Em entrevista à revista Viver Bem de janeiro de 2008, a engenheira agrônoma e paisagista Rosana Negreiros cita outros benefícios resultantes do plantio de árvores na cidade: amortecimento do som, atenuando a poluição sonora; limpeza do ar por meio da retenção de poeira e partículas do ar; controle de enchentes por meio da absorção da água proveniente das chuvas; manutenção da fauna silvestre; ação antimicrobiana, diminuindo o número de germes no ar. “Elas auxiliam até em aspectos psicológicos”, complementa o biólogo Marcos Silveira Buckeridge, professor do Instituto de Biociências da USP. “Uma pesquisa realizada nos Estados Unidos demonstrou que o índice de depressão é menor em cidades arborizadas.”
Atualmente, São Paulo está bem abaixo do ideal em termos de arborização. A avaliação é de Gregorio Ceccantini, professor do Instituto de Botânica da USP. “Se você comparar com os parâmetros propostos pela Organização Mundial de Saúde (OMS) – no mínimo, 12 metros quadrados de área verde por habitante –, a cidade deixa muito a desejar, com apenas 4 metros quadrados por habitante. Ou seja, 8 metros abaixo do recomendado”, explica.
Outro ponto importante é que, segundo o especialista, as árvores paulistanas estão mal distribuídas. “Pinheiros, Vila Madalena e Jardins, por exemplo, têm tantas árvores quanto cidades européias. Já se você estiver na Zona Leste, não vai encontrar nada”, alerta.
Tipuana (Tipuana tipu) – Nativa da Bolívia e da Argentina. Foi muito plantada na cidade entre as décadas de 1940 e 1980.
Ficus (Ficus benjamina) – Nativa do sudeste asiático, tornou-se popular na cidade nas duas últimas décadas.
Alfineiro (Ligustrum japonicum) – Oriunda do Japão, tem hábito ordenado de crescimento, sendo uma boa opção para calçadas.
Jerivá (Syagrus romanzoffiana) – Típica das matas originais de São Paulo, é plantada na cidade desde os tempos coloniais.
Sibipiruna (Caesalpinia peltophoroides) – Nativa da Mata Atlântica do Rio de Janeiro, é vista em São Paulo desde 1940.
Pau-ferro (Caesalpinia ferrea) – Trazida do Nordeste brasileiro, está na cidade desde o início do século 20. Jacarandá-mimoso (Jacaranda mimosaefolia) – Argentina, é plantada em São Paulo desde o começo do século 20. Tem flores da cor lilás e, no inverno, perde todas as suas folhas. As raízes crescem para baixo, não prejudicando o calçamento.

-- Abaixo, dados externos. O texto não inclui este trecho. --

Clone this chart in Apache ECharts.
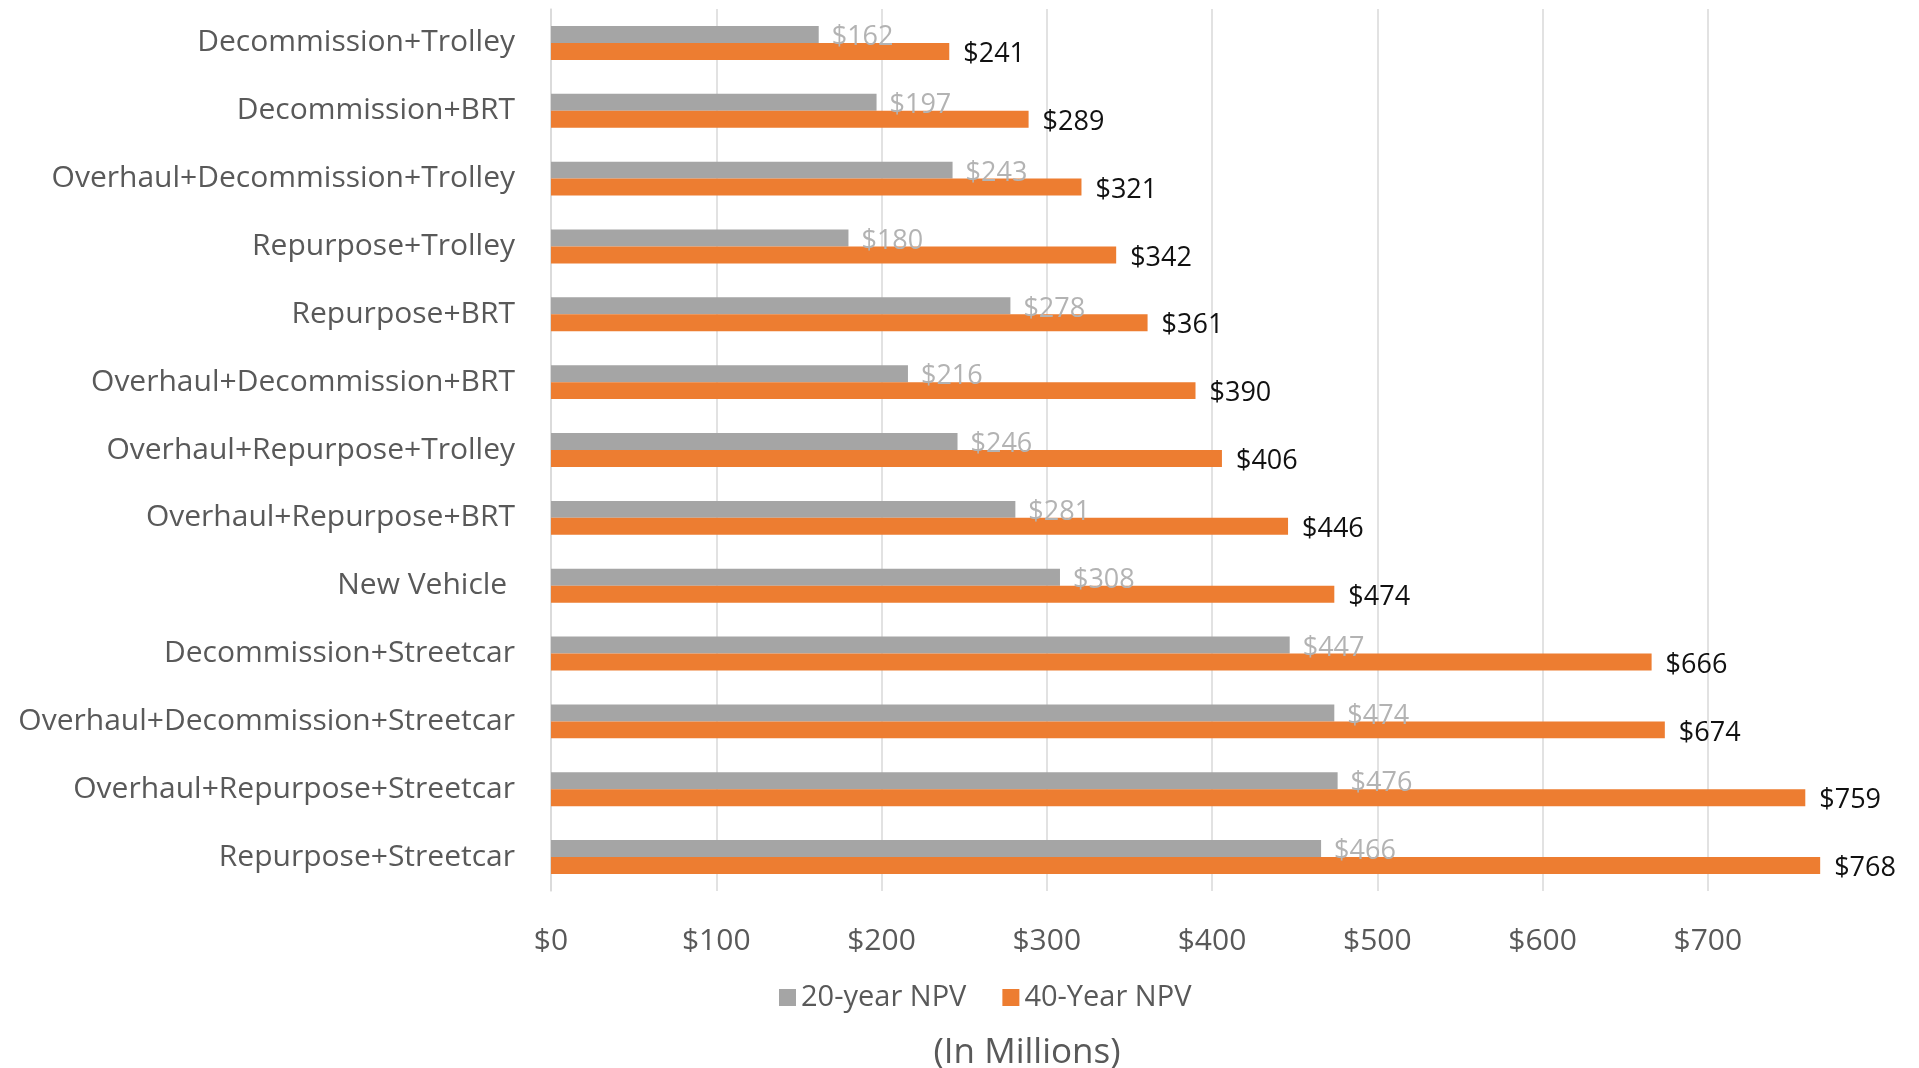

Ipê-de-El Salvador (Tabebuia heterophylla) – Como o nome diz, é nativa da América Central. Tornou-se mais popular nos últimos 30 anos.
Resedá (Lagerstroemia indica) – Nativa do sudeste asiático, existe na cidade desde a década de 20.
Quaresmeira (Tibouchina granulosa) – Oriunda da Serra do Mar, é bastante comum no bairro da Aclimação.